然後我下樓到了會客室,侯賽因國王就中東問題談了一個小時,他向我指出為什麼並不機械地支援科威特反對伊拉克的原因:科威特人民已經分成了三個階層,有40萬科威特人特別有錢,200萬窮困潦倒的移民工人伺候他們。在科威特沒有言論自由和選舉自由,西方所宣稱的“民主”幾乎無法得到保障。
“科威特人對阿拉伯世界毫無貢獻,”他繼續說道。“他們所有的錢都存在瑞士銀行的
帳戶裡,而不在阿拉伯半島。我曾詢問許多世界首腦,如果伊拉克侵略的是約旦,一個沒有石油的國家,那麼西方是否會來援救。每次得到的都是沉默。我懷疑這一點。“接著他大笑,”不過,我知道你會來的!是的,你會坐上熱氣球,率領你的維珍飛機,飛越地平線趕來!不過,說真的,這是一個解決整個中東問題的機會。科威特向薩達姆承諾,它將支付它在兩伊戰爭中承擔的那部分資金,因為伊拉克是代表它作戰的,而它卻背棄了這一承諾。起初,薩達姆只計劃佔領那些有爭議但他認為屬於他的油田,他之所以佔領了整個國家,是因為聽說科威特人在準備飛機的起降跑道,讓美國人進來保衛他們,對於侵略沙烏地阿拉伯,他絕對沒有興趣。“
侯賽因國王的和平計劃包括伊拉克撤回到邊境,但保留那塊他認為科威特虧欠伊拉克的土地,而後三年內,科威特應舉行選舉,來決定這些邊境地區的人民是希望加入科威特還是伊拉克。

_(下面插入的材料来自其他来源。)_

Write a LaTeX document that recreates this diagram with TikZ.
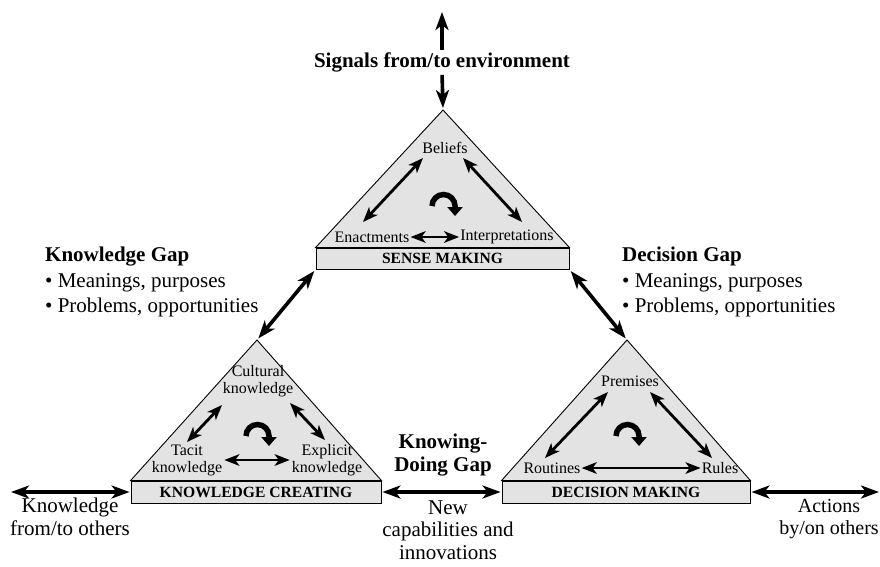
\documentclass[tikz,border=0pt]{standalone}
\usepackage{fontspec}
\setmainfont{Liberation Serif}
\usetikzlibrary{arrows.meta,calc}
\begin{document}
\begin{tikzpicture}[x=1pt,y=-1pt,
  tri/.style={draw=black, line width=0.9pt, fill=gray!22, line join=miter},
  bar/.style={draw=black, line width=0.9pt, fill=gray!22, inner sep=0pt,
    font=\fontsize{15.6}{17}\selectfont\bfseries},
  big/.style={font=\fontsize{21}{23}\selectfont, align=center, inner sep=0pt},
  inner/.style={font=\fontsize{16}{17}\selectfont, align=center, inner sep=0pt},
  bigtip/.tip={Stealth[length=18pt,width=13pt,inset=5pt]},
  smalltip/.tip={Stealth[length=15pt,width=11.5pt,inset=4pt]},
  outarrow/.style={line width=3.6pt, bigtip-bigtip},
  onearrow/.style={line width=3.6pt, -bigtip},
  inarrow/.style={line width=2.8pt, smalltip-smalltip},
  cyc/.style={line width=5.5pt, -{Triangle[length=9pt,width=15pt]}},
]
\useasboundingbox (0,0) rectangle (880,566);

% ---------- boxes and triangles ----------
\node[bar, minimum width=253pt, minimum height=21pt] (smbox) at (442.5,258.5) {SENSE MAKING};
\node[bar, minimum width=250pt, minimum height=22pt] (kcbox) at (256,492) {KNOWLEDGE CREATING};
\node[bar, minimum width=248pt, minimum height=22pt] (dmbox) at (626,492) {DECISION MAKING};

\coordinate (Tapex) at (443,110);
\coordinate (Lapex) at (257,340);
\coordinate (Rapex) at (627,340);

\draw[tri] (Tapex) -- (smbox.north east) -- (smbox.north west) -- cycle;
\draw[tri] (Lapex) -- (kcbox.north east) -- (kcbox.north west) -- cycle;
\draw[tri] (Rapex) -- (dmbox.north east) -- (dmbox.north west) -- cycle;

% ---------- top triangle: sense making ----------
\node[inner] (beliefs) at (445,148) {Beliefs};
\node[inner] (enact) at (372,237) {Enactments};
\node[inner] (interp) at (507,237) {Interpretations};
\draw[inarrow] ($(beliefs)+(-22,10)$) -- ($(enact)+(-9,-15)$);
\draw[inarrow] ($(beliefs)+(18,10)$) -- ($(interp)+(15,-15)$);
\draw[inarrow, shorten <=1pt, shorten >=1pt] (enact.east) -- (interp.west);
\draw[cyc] ($(beliefs)+(-13,58)$) arc[start angle=180, end angle=360, radius=11.5] -- ++(0,10);

% ---------- left triangle: knowledge creating ----------
\node[inner] (cult) at (258,381) {Cultural\\knowledge};
\node[inner] (tacit) at (187,460) {Tacit\\knowledge};
\node[inner] (expl) at (327,460) {Explicit\\knowledge};
\draw[inarrow] ($(cult)+(-36,24)$) -- ($(tacit)+(0,-18)$);
\draw[inarrow] ($(cult)+(32,22)$) -- ($(expl)+(-2,-20)$);
\draw[inarrow, shorten <=2pt, shorten >=2pt] (tacit.east) -- (expl.west);
\draw[cyc] ($(cult)+(-12,55)$) arc[start angle=180, end angle=360, radius=11.5] -- ++(0,10);

% ---------- right triangle: decision making ----------
\node[inner] (prem) at (630,381) {Premises};
\node[inner] (rout) at (552,468) {Routines};
\node[inner] (rules) at (720,468) {Rules};
\draw[inarrow] ($(prem)+(-22,11)$) -- ($(rout)+(-7,-10)$);
\draw[inarrow] ($(prem)+(20,11)$) -- ($(rules)+(-8,-10)$);
\draw[inarrow, shorten <=1pt, shorten >=1pt] (rout.east) -- (rules.west);
\draw[cyc] ($(prem)+(-14,55)$) arc[start angle=180, end angle=360, radius=11.5] -- ++(0,10);

% ---------- signals ----------
\node[big, font=\fontsize{21}{23}\selectfont\bfseries] (sig) at (442,62) {Signals from/to environment};
\coordinate (sigtop) at (442,12);
\draw[onearrow, shorten <=2pt] (sig.north) -- (sigtop);
\draw[onearrow, shorten <=3pt, shorten >=2pt] (sig.south) -- (Tapex);

% ---------- gaps ----------
\node[big, align=left, anchor=west, font=\fontsize{21}{25.5}\selectfont] (kgap) at (45,282)
  {\textbf{Knowledge Gap}\\• Meanings, purposes\\• Problems, opportunities};
\node[big, align=left, anchor=west, font=\fontsize{21}{25.5}\selectfont] (dgap) at (622,282)
  {\textbf{Decision Gap}\\• Meanings, purposes\\• Problems, opportunities};
\node[big, font=\fontsize{21}{23}\selectfont\bfseries] (kdgap) at (443,455) {Knowing-\\Doing Gap};

\draw[outarrow, shorten <=2pt, shorten >=2pt] (smbox.south west) -- (Lapex);
\draw[outarrow, shorten <=2pt, shorten >=2pt] (smbox.south east) -- (Rapex);

% ---------- bottom ----------
\coordinate (lfree) at (11,492);
\coordinate (rfree) at (879,492);
\draw[outarrow, shorten >=1pt] (lfree) -- (kcbox.west);
\draw[outarrow, shorten <=1pt, shorten >=1pt] (kcbox.east) -- (dmbox.west);
\draw[outarrow, shorten <=1pt] (dmbox.east) -- (rfree);

\node[big] (kothers) at (70,517) {Knowledge\\from/to others};
\node[big, font=\fontsize{21}{22.5}\selectfont] (newcap) at (448,530) {New\\capabilities and\\innovations};
\node[big, font=\fontsize{20}{22.5}\selectfont] (actions) at (829,519) {Actions\\by/on others};
\end{tikzpicture}
\end{document}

他告訴我,西方几乎毫不知曉此前伊拉克和科威特之間進行了數月的談判,科威特人是如何不斷地拒絕履行他們的承諾,此外,科威特人也沒有取消伊拉克因伊朗戰爭而欠下的債務,並且繼續欺騙所有的阿拉伯國家,超額生產石油而且廉價售出。晚餐結束時,侯賽因國王將我的信拿進了書房,翻譯成阿拉伯語。他給薩達姆寫了一封附信,派專門的信使送去巴格達。
回到倫敦後,我開始與外事辦磋商,努力想弄到那些身陷巴格達的人們的醫療詳情,以便能夠“證明”他們是病人。然後又給其他外國大使館打電話,預告他們可能會有一次前往巴格達的營救飛行,他們應當盡力提供患病“證據”來幫助一些本國同胞登上飛機。返回英格蘭的第二個晚上,我收到了薩達姆的答覆,他向我們許諾會釋放婦女、孩子和患病的人質,但是他要求一位有地位的人士飛到巴格達,公開提出上述請求。我跟英國前首相、保守黨人泰德?希思通了電話,問他是否樂意出面,他同意了。侯賽因國王聯絡上薩達姆,把泰德的名字傳給他,薩達姆表示認可。第二天我們用飛機把泰德送到了安曼,在那裡侯賽因國王將安排他前往巴格達。
又過了一天,侯賽因國王給我打電話:“先生,好訊息,你可以啟程去巴格達了,我得到了薩達姆的承諾,保證你的安全。”
為了這個電話,我們前面幾天都在籌劃,並且已經找到了一群勇敢的機組人員。我們也預先告知乘客,維珍的航班可能會出現延遲,我們也許不得不把他們轉到其他航班上去,當我告訴航空公司的其他董事已得到飛行的准許時,他們顯得憂心忡忡,一旦飛機在巴格達滯留超過幾天,我們就會破產。
“政府已答應,如果飛機被毀,他們會支援我們的保險公司,”維珍航空的財務處長耐格爾肯定道,“不過要是飛機遭到挾持,羈留在巴格達,沒人會支付保險。還記得吧,英航已經有一架747在科威特失事了。”